start SUPPLIED MATERIAL

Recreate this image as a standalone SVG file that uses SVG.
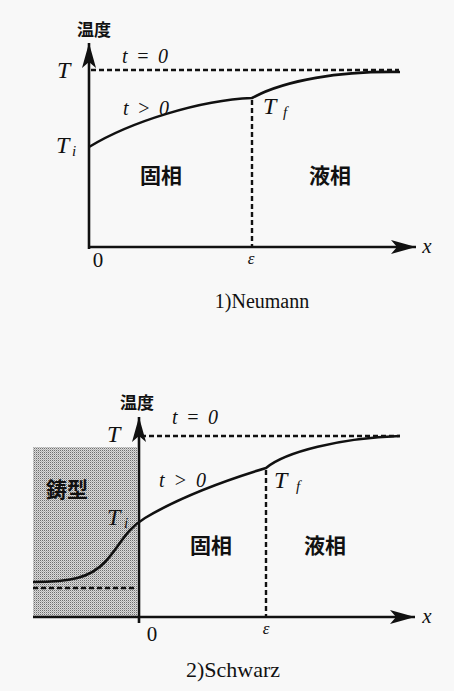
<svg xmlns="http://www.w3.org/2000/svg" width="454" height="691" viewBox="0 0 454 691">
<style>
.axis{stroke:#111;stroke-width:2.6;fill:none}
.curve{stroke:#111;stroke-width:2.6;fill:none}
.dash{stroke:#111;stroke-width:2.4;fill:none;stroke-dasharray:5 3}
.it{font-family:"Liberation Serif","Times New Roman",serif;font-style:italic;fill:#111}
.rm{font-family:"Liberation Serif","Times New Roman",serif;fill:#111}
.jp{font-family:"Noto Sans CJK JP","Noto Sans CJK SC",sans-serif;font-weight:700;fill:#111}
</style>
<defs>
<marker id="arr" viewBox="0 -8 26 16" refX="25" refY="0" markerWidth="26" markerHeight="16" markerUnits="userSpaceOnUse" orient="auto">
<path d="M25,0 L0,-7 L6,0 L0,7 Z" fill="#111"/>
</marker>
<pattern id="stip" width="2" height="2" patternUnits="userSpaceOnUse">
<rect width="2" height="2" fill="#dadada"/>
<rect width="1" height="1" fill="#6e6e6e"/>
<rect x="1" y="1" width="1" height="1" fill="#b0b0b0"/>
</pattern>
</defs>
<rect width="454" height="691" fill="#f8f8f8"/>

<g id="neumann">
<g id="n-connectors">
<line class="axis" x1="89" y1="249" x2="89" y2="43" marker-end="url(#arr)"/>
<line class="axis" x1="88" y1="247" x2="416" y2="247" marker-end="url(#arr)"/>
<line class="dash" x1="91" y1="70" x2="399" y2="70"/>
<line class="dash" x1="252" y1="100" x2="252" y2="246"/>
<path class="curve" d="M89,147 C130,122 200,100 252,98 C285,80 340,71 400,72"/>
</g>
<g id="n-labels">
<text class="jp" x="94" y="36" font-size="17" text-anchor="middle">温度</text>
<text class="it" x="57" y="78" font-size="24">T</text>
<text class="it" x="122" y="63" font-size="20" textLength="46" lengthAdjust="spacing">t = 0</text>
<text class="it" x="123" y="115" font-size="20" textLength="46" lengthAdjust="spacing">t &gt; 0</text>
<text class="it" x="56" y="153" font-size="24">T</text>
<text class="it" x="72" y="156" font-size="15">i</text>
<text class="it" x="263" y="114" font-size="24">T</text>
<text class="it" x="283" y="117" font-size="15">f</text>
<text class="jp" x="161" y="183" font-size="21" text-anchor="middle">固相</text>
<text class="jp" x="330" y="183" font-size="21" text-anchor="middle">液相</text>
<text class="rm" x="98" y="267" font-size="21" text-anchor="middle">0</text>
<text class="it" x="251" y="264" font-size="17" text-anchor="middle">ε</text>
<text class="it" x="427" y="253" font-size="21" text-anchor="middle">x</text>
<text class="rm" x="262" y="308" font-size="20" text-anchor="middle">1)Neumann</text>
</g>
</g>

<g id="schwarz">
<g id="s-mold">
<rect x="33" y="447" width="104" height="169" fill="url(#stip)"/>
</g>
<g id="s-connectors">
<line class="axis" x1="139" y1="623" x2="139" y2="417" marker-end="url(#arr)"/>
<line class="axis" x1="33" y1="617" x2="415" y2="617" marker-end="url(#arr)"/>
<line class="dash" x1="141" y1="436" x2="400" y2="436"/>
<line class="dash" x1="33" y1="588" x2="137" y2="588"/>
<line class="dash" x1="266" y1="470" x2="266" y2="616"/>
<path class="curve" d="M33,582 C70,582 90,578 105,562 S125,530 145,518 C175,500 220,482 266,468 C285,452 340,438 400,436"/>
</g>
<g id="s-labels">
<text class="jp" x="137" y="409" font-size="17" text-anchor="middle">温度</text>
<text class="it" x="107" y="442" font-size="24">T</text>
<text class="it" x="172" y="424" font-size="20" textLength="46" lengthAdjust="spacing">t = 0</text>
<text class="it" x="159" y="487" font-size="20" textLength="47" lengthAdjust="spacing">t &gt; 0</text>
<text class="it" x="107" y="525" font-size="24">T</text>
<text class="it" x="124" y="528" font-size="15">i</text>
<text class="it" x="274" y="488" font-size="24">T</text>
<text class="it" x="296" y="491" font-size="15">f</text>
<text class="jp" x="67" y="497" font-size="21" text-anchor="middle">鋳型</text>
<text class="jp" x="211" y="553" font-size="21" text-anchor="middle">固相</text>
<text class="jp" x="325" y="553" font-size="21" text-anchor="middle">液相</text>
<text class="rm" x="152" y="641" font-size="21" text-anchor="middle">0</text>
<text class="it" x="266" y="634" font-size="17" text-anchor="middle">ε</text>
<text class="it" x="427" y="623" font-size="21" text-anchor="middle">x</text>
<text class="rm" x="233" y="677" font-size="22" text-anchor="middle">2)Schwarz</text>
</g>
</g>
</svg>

end SUPPLIED MATERIAL

Restate the entire listing word for word, excluding pictures.

• **RESULT FOR THIS TASK**
Recreate this image as a standalone SVG file that uses SVG.
<svg xmlns="http://www.w3.org/2000/svg" width="454" height="691" viewBox="0 0 454 691">
<style>
.axis{stroke:#111;stroke-width:2.6;fill:none}
.curve{stroke:#111;stroke-width:2.6;fill:none}
.dash{stroke:#111;stroke-width:2.4;fill:none;stroke-dasharray:5 3}
.it{font-family:"Liberation Serif","Times New Roman",serif;font-style:italic;fill:#111}
.rm{font-family:"Liberation Serif","Times New Roman",serif;fill:#111}
.jp{font-family:"Noto Sans CJK JP","Noto Sans CJK SC",sans-serif;font-weight:700;fill:#111}
</style>
<defs>
<marker id="arr" viewBox="0 -8 26 16" refX="25" refY="0" markerWidth="26" markerHeight="16" markerUnits="userSpaceOnUse" orient="auto">
<path d="M25,0 L0,-7 L6,0 L0,7 Z" fill="#111"/>
</marker>
<pattern id="stip" width="2" height="2" patternUnits="userSpaceOnUse">
<rect width="2" height="2" fill="#dadada"/>
<rect width="1" height="1" fill="#6e6e6e"/>
<rect x="1" y="1" width="1" height="1" fill="#b0b0b0"/>
</pattern>
</defs>
<rect width="454" height="691" fill="#f8f8f8"/>

<g id="neumann">
<g id="n-connectors">
<line class="axis" x1="89" y1="249" x2="89" y2="43" marker-end="url(#arr)"/>
<line class="axis" x1="88" y1="247" x2="416" y2="247" marker-end="url(#arr)"/>
<line class="dash" x1="91" y1="70" x2="399" y2="70"/>
<line class="dash" x1="252" y1="100" x2="252" y2="246"/>
<path class="curve" d="M89,147 C130,122 200,100 252,98 C285,80 340,71 400,72"/>
</g>
<g id="n-labels">
<text class="jp" x="94" y="36" font-size="17" text-anchor="middle">温度</text>
<text class="it" x="57" y="78" font-size="24">T</text>
<text class="it" x="122" y="63" font-size="20" textLength="46" lengthAdjust="spacing">t = 0</text>
<text class="it" x="123" y="115" font-size="20" textLength="46" lengthAdjust="spacing">t &gt; 0</text>
<text class="it" x="56" y="153" font-size="24">T</text>
<text class="it" x="72" y="156" font-size="15">i</text>
<text class="it" x="263" y="114" font-size="24">T</text>
<text class="it" x="283" y="117" font-size="15">f</text>
<text class="jp" x="161" y="183" font-size="21" text-anchor="middle">固相</text>
<text class="jp" x="330" y="183" font-size="21" text-anchor="middle">液相</text>
<text class="rm" x="98" y="267" font-size="21" text-anchor="middle">0</text>
<text class="it" x="251" y="264" font-size="17" text-anchor="middle">ε</text>
<text class="it" x="427" y="253" font-size="21" text-anchor="middle">x</text>
<text class="rm" x="262" y="308" font-size="20" text-anchor="middle">1)Neumann</text>
</g>
</g>

<g id="schwarz">
<g id="s-mold">
<rect x="33" y="447" width="104" height="169" fill="url(#stip)"/>
</g>
<g id="s-connectors">
<line class="axis" x1="139" y1="623" x2="139" y2="417" marker-end="url(#arr)"/>
<line class="axis" x1="33" y1="617" x2="415" y2="617" marker-end="url(#arr)"/>
<line class="dash" x1="141" y1="436" x2="400" y2="436"/>
<line class="dash" x1="33" y1="588" x2="137" y2="588"/>
<line class="dash" x1="266" y1="470" x2="266" y2="616"/>
<path class="curve" d="M33,582 C70,582 90,578 105,562 S125,530 145,518 C175,500 220,482 266,468 C285,452 340,438 400,436"/>
</g>
<g id="s-labels">
<text class="jp" x="137" y="409" font-size="17" text-anchor="middle">温度</text>
<text class="it" x="107" y="442" font-size="24">T</text>
<text class="it" x="172" y="424" font-size="20" textLength="46" lengthAdjust="spacing">t = 0</text>
<text class="it" x="159" y="487" font-size="20" textLength="47" lengthAdjust="spacing">t &gt; 0</text>
<text class="it" x="107" y="525" font-size="24">T</text>
<text class="it" x="124" y="528" font-size="15">i</text>
<text class="it" x="274" y="488" font-size="24">T</text>
<text class="it" x="296" y="491" font-size="15">f</text>
<text class="jp" x="67" y="497" font-size="21" text-anchor="middle">鋳型</text>
<text class="jp" x="211" y="553" font-size="21" text-anchor="middle">固相</text>
<text class="jp" x="325" y="553" font-size="21" text-anchor="middle">液相</text>
<text class="rm" x="152" y="641" font-size="21" text-anchor="middle">0</text>
<text class="it" x="266" y="634" font-size="17" text-anchor="middle">ε</text>
<text class="it" x="427" y="623" font-size="21" text-anchor="middle">x</text>
<text class="rm" x="233" y="677" font-size="22" text-anchor="middle">2)Schwarz</text>
</g>
</g>
</svg>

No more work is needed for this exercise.